Protest organisers said more than 20 different groups had joined a week-long sit-in against Mr Mursi's reforms, saying the new president is becoming as much of a dictator as Mubarak.
"We are involved in a sit-in because the goals of the revolution have yet to be achieved," said Mira Daniel, whose brother, Coptic activist Mina Daniel, was killed in the 2011 uprising.
"We are here because they took a decision to make us die in the square, so we are here to die in the Square. What's happening now is death."
However, most people left the square overnight, with dozens of messages on Twitter saying protesters were forced to abandon the camp after being targeted with tear gas.
By Saturday morning, small numbers of people were beginning to gather in the square again. A larger protest is planned for Tuesday.
Separately on Friday evening another set of anti-Mursi protesters clashed with police near the interior ministry off Tahrir Square.
Police fired tear gas and demonstrators threw petrol bombs.

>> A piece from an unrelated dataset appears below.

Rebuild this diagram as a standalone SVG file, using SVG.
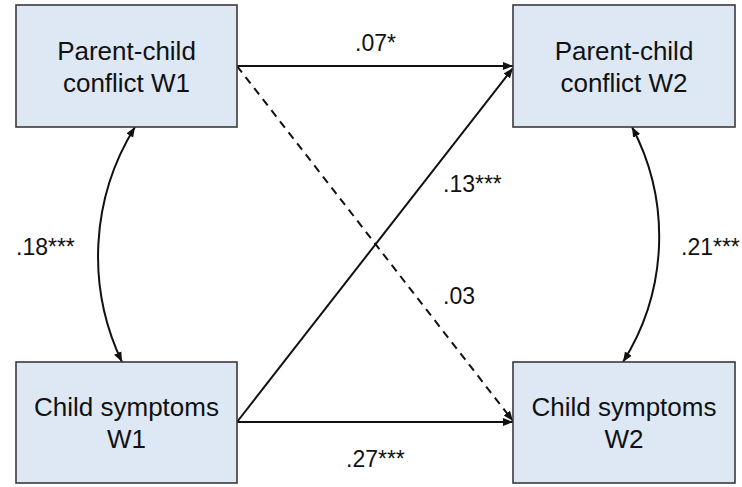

Chants of "Mursi is Mubarak... revolution everywhere" rang out.
More than 100 people were injured in violence as offices of the president's Muslim Brotherhood party were reportedly attacked in the cities of Port Said, Suez and Ismailia, while clashes between rival demonstrations took place in Alexandria.
Defending his decision at a rally at Cairo's presidential palace on Friday, Mr Mursi said he was the guardian of political, economic and social stability, but that he wanted to see a "genuine opposition, a strong opposition".
"I don't like, want or need to resort to exceptional measures, but I will if I see that my people, nation and the revolution of Egypt are in danger," he told his supporters.
US state department spokeswoman Victoria Nuland said on Friday that the decree had "raised concerns" in the international community.
She said Egypt's revolution had aimed "to ensure that power would not be overly concentrated in the hands of any one person or institution".
In recent days, Mr Mursi had been praised by the US and other nations for his efforts in brokering the ceasefire in Gaza.
The declaration also gives the 100-member constituent assembly two additional months to draft a new constitution, to replace the one suspended after Mubarak was overthrown.
The rewrite of the constitution, which was meant to be finished by December, has been plagued by legal complaints questioning the make-up of the constituent assembly.
Once completed, the document is due to be put to a referendum. If it is approved, legislative elections will be held two months later.
The BBC's Jon Leyne in Cairo says one element of the decree that is likely to be popular is the order to reopen investigations into Mubarak, his sons and other former senior officials.
The ousted leader is serving a long jail term for ordering the killing of protesters in 2011, but others in his administration were acquitted, a cause of deep resentment in Egypt, says our correspondent.